Pulsed Nuclear Fusion Pinch Propulsion

Fission/fusion hybrid and pulsed fusion propulsion have been shown to significantly reduce the trip times for space travel. The specific approach being pursued at UAH PRC is called z-pinch. Jason Cassibry has been funded by Limitless Space Institute to study and advance 100 kev nuclear pinch propulsion. They have a near-term goal of scaling to 3000 kev nuclear pinch.

SOURCES- UAH, LSI
Written by Brian Wang, Nextbigfuture.com

9 thoughts on “Pulsed Nuclear Fusion Pinch Propulsion”

  1. If a "wormhole" could provide such a connection, the constant 1G ship to set up the connection would be nice but not really needed. Suppose you can only ;^) send the ship at 10% c. It takes a few decades to set up a wormhole link between near neighbor stars, but over a few centuries you get a nice little interstellar empire.

  2. Well that depends on which physicist you ask. As of 2021, there is no strong consensus on whether it’s practical, given sufficient technology, to create and/or manipulate one such that you can traverse it. Beyond that is the question of whether there is value in a traversable wormhole, and many physicists do still view them as providing an instantaneous connection between two points in space and time. However I have seen the recent work from Harvard that suggests that a wormhole may not in fact be faster than travelling at light speed between the two ends the long way. I’ve seen various summaries of their work, but haven’t seen the paper they presented.

    Anyway it’s academic as I did preface my post by saying it was a staple of hard sci-fi, since not only don’t we have “fast” wormholes, but we don’t have a “space drive” that can propel us at a constant 1G for years without needing a propellant!

  3. You do know that there's no reason except SF dreams to believe the trip through a wormhole would be shorter than the trip outside it, right?

  4. Always jump to a trip to the stars. Forget that. Build the power supply and the engine first. Its doable. When you have done that and it works then you have my full attention.

  5. It’s a staple of hard sci-fi that someone develops a reaction less engine drawing unlimited power from the vacuum or a long lived fusion reactor , and constant 1G ships open up not just the solar system, but the entire galaxy. The latter as long as you don’t want to tell your friends back home what you saw at the galactic centre! Or go a step further and create a wormhole, leave one end here, and use such a ship to drag one end to your destination, and then enjoy instantaneous travel between the two ends.
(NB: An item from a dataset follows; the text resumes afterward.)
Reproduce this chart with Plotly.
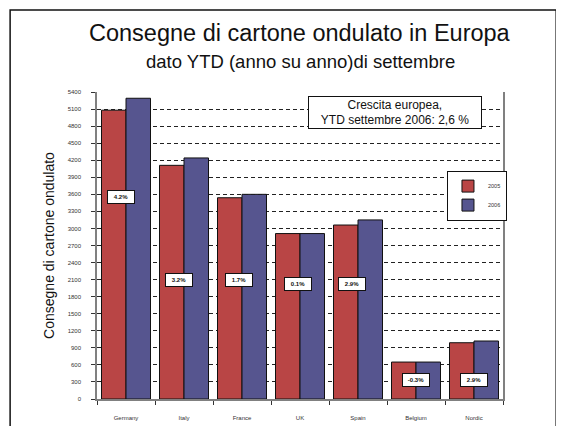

Of course nobody needs to stay onboard while the ship travels to its destination as people can nip to and from the travelling ship via the wormhole while in transit. Hey ho, we can but dream!

  6. I wish someone would do a chart showing how quickly one could reach the planets traveling at a constant acceleration of 1g – 3g (briefly), with 1g – 3g (briefly) slowdown by flipping the ship and decelerating prior to reaching the destination. This is roughly the limit of most human's capacity & what we should be aiming for.
    Multi-year human trips are pointless to consider, since the size of inhabited space would be prohibitive to power. If we can only send a dozen or so humans into space in a 10,000sf interior space, it would take so much fuel that it's probably the same as just using that much fuel for acceleration for a shorter period of a much smaller payload instead.
    "The Expanse" type space travel is the only kind that will lead to meaningful scale migration.